New Study: Forest Growth at Risk Despite Rising CO2 Levels

Rising CO2 levels will spur the growth of forests, which store carbon, but an experiment suggests this effect could be restricted by the availability of phosphorus in the soil

Thu 06 Jun 24


Soil microbes can now outcompete plants for vital nutrients, limiting forest growth and the amount of carbon dioxide forests can absorb from the atmosphere. This, in turn, can impact forests’ capacity to sequester carbon, which is vital to fighting climate change.
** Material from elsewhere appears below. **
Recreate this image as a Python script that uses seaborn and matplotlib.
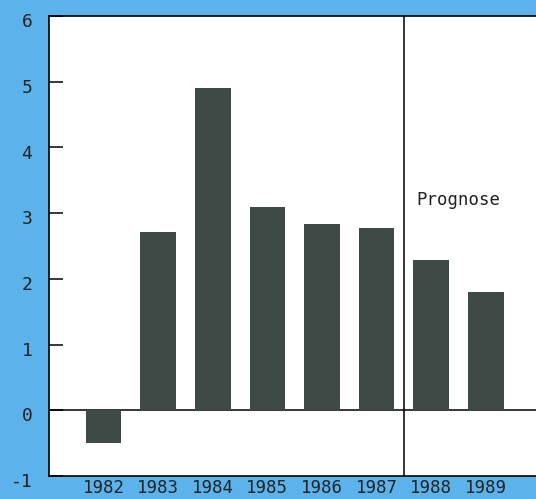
import matplotlib
matplotlib.use("Agg")
import matplotlib.pyplot as plt
import matplotlib.transforms as mtransforms
import seaborn as sns

# Data
years = ["1982", "1983", "1984", "1985", "1986", "1987", "1988", "1989"]
values = [-0.5, 2.71, 4.90, 3.10, 2.83, 2.77, 2.28, 1.80]
y_ticks = [-1, 0, 1, 2, 3, 4, 5, 6]

bg_color = "#5cb3ec"
bar_color = "#3d4a46"

sns.set_style("white")
plt.rcParams["font.family"] = ["DejaVu Sans Mono", "DejaVu Sans"]

fig = plt.figure(figsize=(5.36, 4.99), dpi=100, facecolor=bg_color)
ax = fig.add_axes([0.0914, 0.0461, 0.9086, 0.922])
ax.set_facecolor("white")

sns.barplot(x=years, y=values, color=bar_color, saturation=1, width=0.65,
            linewidth=0, ax=ax)

# baseline and forecast separator
ax.axhline(0, color="black", linewidth=1.1, zorder=0.5)
ax.axvline(5.5, color="black", linewidth=1.1)
ax.text(5.72, 3.2, "Prognose", fontsize=12.5, ha="left", va="center", color="#222222")

ax.set_xlim(-1, 7.92)
ax.set_ylim(-1, 6)
ax.set_yticks(y_ticks)
ax.set_yticklabels([str(t) for t in y_ticks])

ax.tick_params(axis="y", left=True, direction="in", length=10, width=1.1, pad=12,
               labelsize=13, colors="black")
ax.tick_params(axis="x", bottom=False, length=0, pad=2, labelsize=12.5, colors="black")

# nudge y tick labels slightly down like the original
offset = mtransforms.ScaledTranslation(0, -3 / 72, fig.dpi_scale_trans)
for lbl in ax.get_yticklabels():
    lbl.set_color("#222222")
    lbl.set_transform(lbl.get_transform() + offset)
for lbl in ax.get_xticklabels():
    lbl.set_color("#222222")

for side in ["left", "top", "bottom"]:
    ax.spines[side].set_color("black")
    ax.spines[side].set_linewidth(1.2)
ax.spines["right"].set_visible(False)

ax.set_xlabel("")
ax.set_ylabel("")

fig.savefig("out.png", dpi=100, facecolor=bg_color)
That is according to new research, Microbial competition for phosphorus limits the CO2 response of a mature forest, published in Nature Journal, which collected six years of data in mature New South Wales forests as part of the Eucalyptus Free Air CO2 Enrichment (EucFACE) experiment.

The world’s only Free-Air Carbon Dioxide Enrichment experiment in a mature, warm temperate forest ecosystem, EucFACE, is designed to predict the effects of rapidly rising atmospheric carbon dioxide on Australia’s unique native forests.
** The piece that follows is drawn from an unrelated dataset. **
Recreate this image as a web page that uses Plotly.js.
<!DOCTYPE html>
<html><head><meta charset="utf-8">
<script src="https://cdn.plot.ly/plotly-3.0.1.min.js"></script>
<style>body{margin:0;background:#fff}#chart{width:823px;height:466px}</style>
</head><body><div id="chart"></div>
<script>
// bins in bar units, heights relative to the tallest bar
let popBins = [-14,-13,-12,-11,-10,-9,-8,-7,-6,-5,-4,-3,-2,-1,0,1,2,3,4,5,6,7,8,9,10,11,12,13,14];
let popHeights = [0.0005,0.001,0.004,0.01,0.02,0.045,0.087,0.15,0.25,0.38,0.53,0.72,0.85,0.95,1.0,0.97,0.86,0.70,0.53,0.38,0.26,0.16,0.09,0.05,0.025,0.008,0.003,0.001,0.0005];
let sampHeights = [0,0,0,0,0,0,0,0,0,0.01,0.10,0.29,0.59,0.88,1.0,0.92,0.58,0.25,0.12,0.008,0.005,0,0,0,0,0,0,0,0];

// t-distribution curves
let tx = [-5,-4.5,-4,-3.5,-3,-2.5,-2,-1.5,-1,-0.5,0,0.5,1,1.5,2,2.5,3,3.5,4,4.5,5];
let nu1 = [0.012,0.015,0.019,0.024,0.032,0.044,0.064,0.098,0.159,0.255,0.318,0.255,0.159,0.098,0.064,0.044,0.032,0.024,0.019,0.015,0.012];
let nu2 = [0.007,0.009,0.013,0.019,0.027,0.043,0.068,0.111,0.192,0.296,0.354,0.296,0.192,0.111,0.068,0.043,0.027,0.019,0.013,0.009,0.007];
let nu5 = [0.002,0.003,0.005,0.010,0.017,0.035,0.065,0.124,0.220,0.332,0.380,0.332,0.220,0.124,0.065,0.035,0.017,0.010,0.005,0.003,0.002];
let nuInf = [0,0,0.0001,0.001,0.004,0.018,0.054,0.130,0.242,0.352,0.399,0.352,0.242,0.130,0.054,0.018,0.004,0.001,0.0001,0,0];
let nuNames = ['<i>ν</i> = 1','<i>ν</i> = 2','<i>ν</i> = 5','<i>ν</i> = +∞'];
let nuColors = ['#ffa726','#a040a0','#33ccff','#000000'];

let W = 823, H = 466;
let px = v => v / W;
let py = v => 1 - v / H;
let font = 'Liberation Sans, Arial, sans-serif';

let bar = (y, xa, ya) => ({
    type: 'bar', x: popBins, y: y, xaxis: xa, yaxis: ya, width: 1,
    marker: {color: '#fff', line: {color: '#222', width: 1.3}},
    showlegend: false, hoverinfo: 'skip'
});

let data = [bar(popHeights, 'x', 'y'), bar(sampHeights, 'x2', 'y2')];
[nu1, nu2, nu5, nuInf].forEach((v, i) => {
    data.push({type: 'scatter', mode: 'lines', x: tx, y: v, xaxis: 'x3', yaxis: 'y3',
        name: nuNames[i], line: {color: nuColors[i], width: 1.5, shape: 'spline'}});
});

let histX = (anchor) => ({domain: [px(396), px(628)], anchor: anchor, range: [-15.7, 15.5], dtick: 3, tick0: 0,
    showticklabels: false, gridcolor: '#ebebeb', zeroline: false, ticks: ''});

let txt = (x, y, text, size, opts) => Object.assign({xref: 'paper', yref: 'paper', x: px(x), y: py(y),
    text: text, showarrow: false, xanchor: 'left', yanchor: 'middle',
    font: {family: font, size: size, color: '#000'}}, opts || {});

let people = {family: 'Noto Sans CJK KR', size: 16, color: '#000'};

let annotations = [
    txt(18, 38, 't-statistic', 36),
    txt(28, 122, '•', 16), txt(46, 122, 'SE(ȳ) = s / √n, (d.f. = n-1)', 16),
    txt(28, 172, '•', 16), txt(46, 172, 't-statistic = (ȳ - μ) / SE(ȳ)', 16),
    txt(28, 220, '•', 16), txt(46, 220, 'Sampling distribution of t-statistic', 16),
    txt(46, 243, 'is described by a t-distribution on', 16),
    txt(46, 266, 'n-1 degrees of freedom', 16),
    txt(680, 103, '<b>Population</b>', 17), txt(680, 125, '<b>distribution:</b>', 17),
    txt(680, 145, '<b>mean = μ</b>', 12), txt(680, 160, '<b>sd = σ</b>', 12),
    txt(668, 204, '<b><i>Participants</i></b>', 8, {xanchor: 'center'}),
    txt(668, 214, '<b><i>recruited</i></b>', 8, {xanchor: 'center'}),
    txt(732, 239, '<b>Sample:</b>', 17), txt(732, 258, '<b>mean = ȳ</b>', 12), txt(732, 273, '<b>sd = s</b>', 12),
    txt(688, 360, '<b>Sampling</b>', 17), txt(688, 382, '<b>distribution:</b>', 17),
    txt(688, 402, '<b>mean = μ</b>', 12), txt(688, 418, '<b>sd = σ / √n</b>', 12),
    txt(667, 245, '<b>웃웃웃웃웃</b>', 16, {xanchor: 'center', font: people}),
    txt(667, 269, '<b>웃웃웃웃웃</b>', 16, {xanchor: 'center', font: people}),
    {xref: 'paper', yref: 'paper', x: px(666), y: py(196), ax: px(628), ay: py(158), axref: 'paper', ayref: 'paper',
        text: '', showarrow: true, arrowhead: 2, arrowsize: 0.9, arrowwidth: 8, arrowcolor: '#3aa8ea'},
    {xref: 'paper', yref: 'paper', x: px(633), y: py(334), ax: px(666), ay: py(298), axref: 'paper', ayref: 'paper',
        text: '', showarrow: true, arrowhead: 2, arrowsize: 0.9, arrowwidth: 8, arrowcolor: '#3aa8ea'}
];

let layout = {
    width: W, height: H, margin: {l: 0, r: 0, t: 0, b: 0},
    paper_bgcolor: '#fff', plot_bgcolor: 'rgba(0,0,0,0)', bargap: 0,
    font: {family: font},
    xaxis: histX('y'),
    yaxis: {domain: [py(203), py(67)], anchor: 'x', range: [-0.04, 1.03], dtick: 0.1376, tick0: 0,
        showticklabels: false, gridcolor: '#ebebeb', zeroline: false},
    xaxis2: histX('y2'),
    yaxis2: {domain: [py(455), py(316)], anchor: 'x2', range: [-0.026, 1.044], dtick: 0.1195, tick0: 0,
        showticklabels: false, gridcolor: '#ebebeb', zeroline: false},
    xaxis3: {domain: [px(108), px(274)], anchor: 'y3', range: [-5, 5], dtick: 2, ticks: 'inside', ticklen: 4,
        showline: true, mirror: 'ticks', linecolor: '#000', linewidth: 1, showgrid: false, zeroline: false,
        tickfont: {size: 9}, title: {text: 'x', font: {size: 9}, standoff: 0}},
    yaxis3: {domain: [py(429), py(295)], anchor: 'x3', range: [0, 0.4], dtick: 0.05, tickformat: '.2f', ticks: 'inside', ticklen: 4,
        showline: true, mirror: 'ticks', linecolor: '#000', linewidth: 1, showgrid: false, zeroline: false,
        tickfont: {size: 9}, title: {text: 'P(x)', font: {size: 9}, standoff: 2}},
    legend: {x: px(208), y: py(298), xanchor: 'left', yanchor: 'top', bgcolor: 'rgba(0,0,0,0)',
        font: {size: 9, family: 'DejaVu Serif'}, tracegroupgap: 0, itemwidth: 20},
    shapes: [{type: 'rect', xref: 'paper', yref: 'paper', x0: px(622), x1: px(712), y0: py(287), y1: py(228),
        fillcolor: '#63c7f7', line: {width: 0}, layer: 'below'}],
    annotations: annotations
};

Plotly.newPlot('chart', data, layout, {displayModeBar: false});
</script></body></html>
According to Dr Kristine Crous, Senior Lecturer at Western Sydney University’s Hawkesbury Institute for the Environment, higher CO2 levels usually increase plant growth by enhancing photosynthesis. However, this can only go so far with growth limited by nutrients available in the soil – in about one-third to half of all ecosystems; phosphorus is the nutrient that limits growth.

Until now, researchers remain uncertain about where those phosphorus limits are. One key unknown is how the amount of available phosphorus might change as plants and soil microorganisms respond to rising levels of CO2.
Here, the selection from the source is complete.